Oggi però tutti loro chiedono soltanto un trattamento più dignitoso. Una paga che anche soltanto un po’ si avvicini al minimo sindacale, che già in agricoltura è imbarazzante. «I braccianti sono in assoluto i lavoratori trattati peggio – spiega Anna Poggio del Cgil Flai – . Non esiste contratto nazionale, ma soltanto provinciale. E vengono pagati anche 4,50 euro l’ora. È difficile fare anche attività sindacale. Se si entra in una cascina si finisce addirittura denunciati per violazione della proprietà privata, quando non vengono liberati i cani». Nella zona quella dei quaranta extracomunitari non sembra essere una situazione isolata. Attraverso i siti internet sono arrivate altre segnalazioni. Tutte da verificare naturalmente. In un paesino vicino si parla di un’azienda che fa vivere nelle roulotte i propri braccianti. Una realtà simile a quattro donne che fanno parte del gruppo di scioperanti, costrette a vivere in un’ala abbandonata della cascina ai limiti della decenza. Oggi queste donne si trovano in un centro di accoglienza dove è stata prestata loro assistenza e dove vengono seguite dai volontari.
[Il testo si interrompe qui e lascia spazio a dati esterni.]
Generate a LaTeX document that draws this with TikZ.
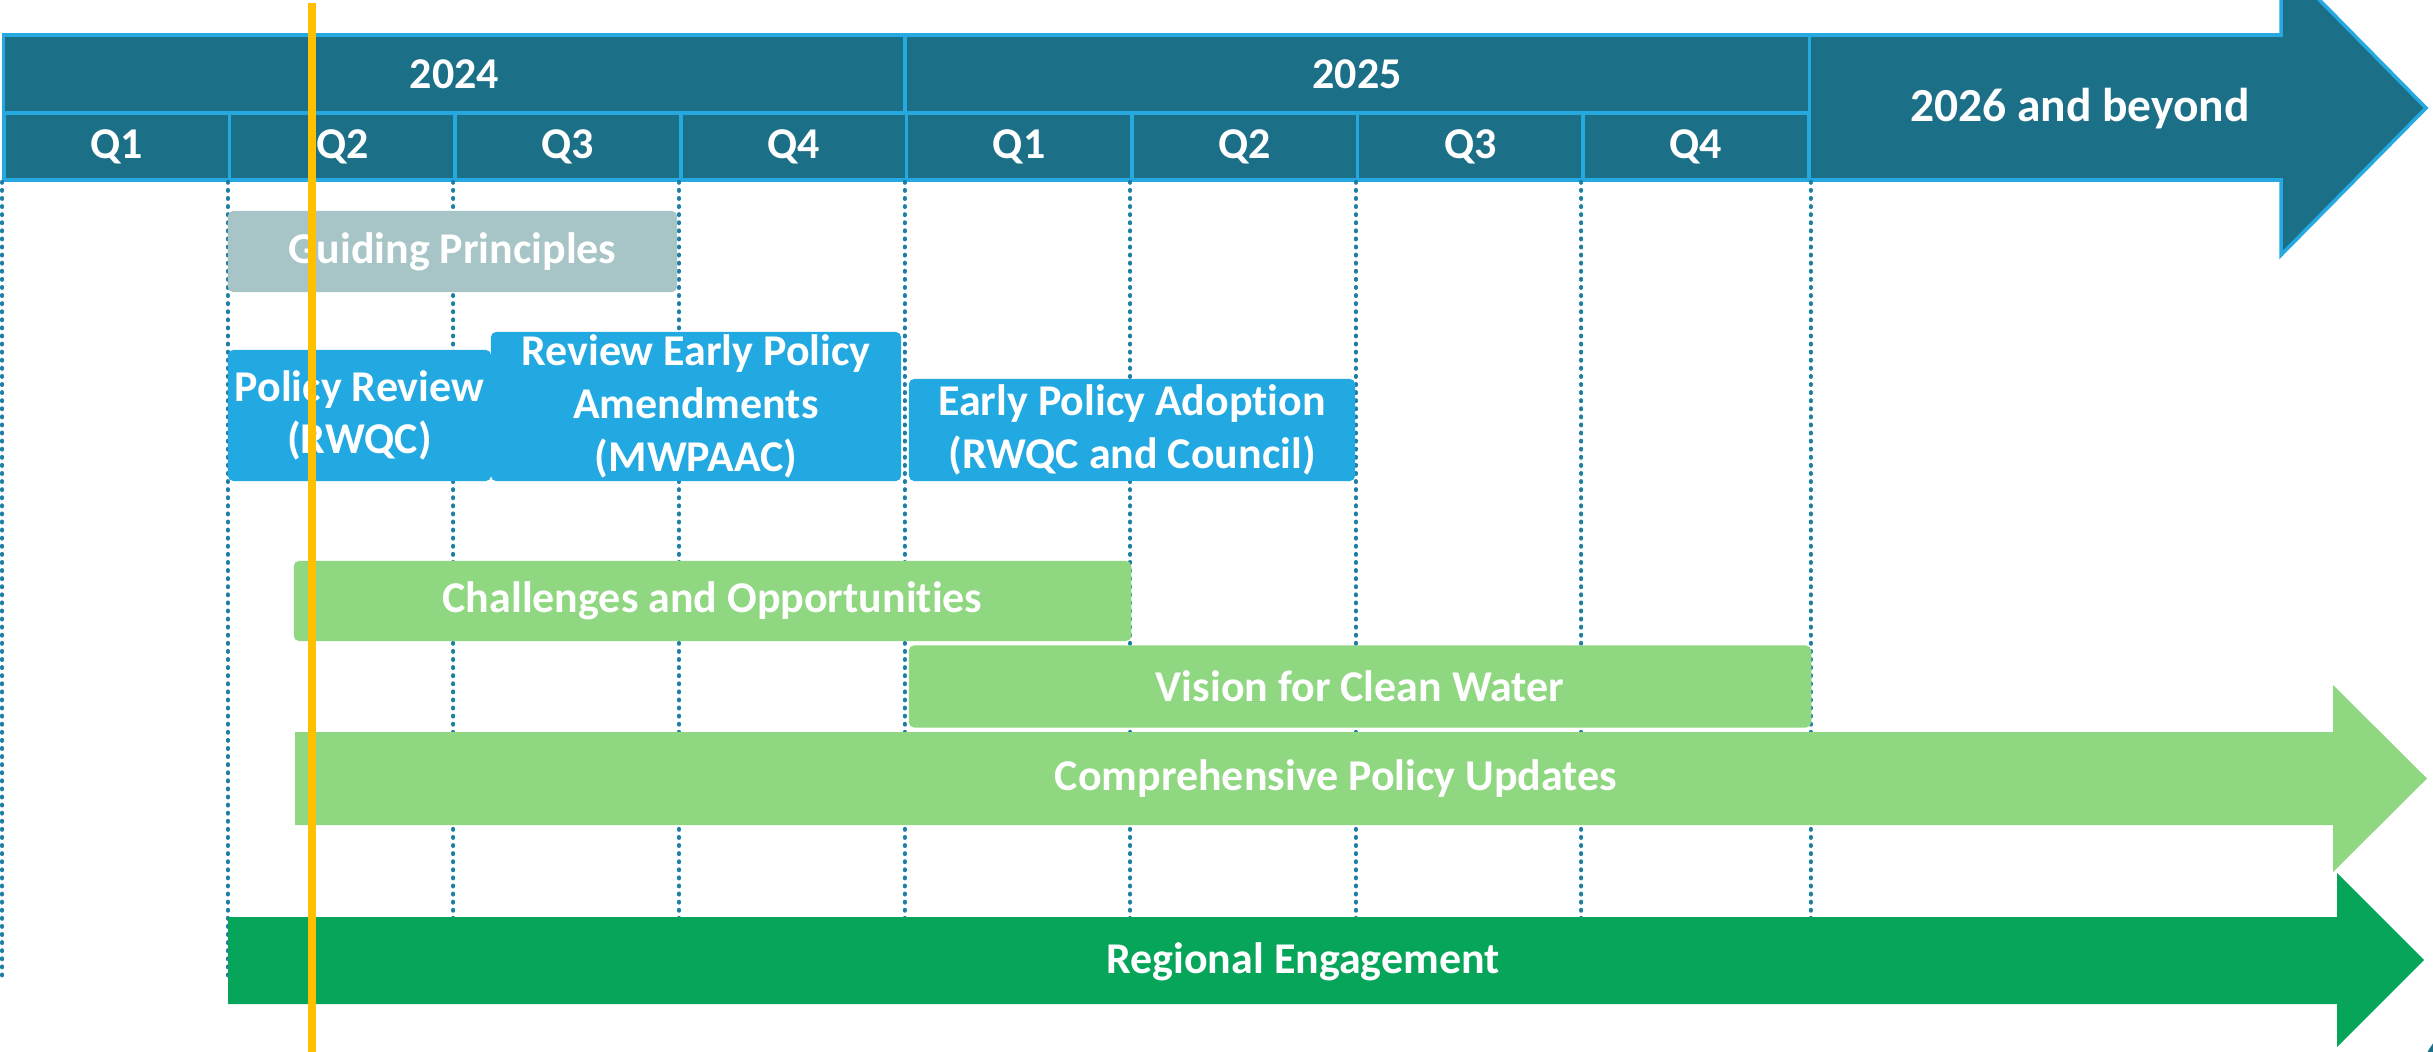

Intanto carabinieri e polizia hanno interrogato tutti i lavoratori in sciopero, raccogliendone le testimonianze. L’inchiesta continuerà nei prossimi giorni e non è detto che non si possa approdare a nuove conclusioni o che altre aziende finiscano nel mirino delle forze dell’ordine. La Cgil di Alessandria ha messo a disposizione i propri avvocati per seguire i lavoratori extracomunitari dal punto di vista legale, anche in merito ai permessi di soggiorno che non tutti hanno. Intanto Bruno Lazzaro, raggiunto al telefono, dopo le prime dichiarazioni si chiude dietro al silenzio e rimanda al proprio avvocato.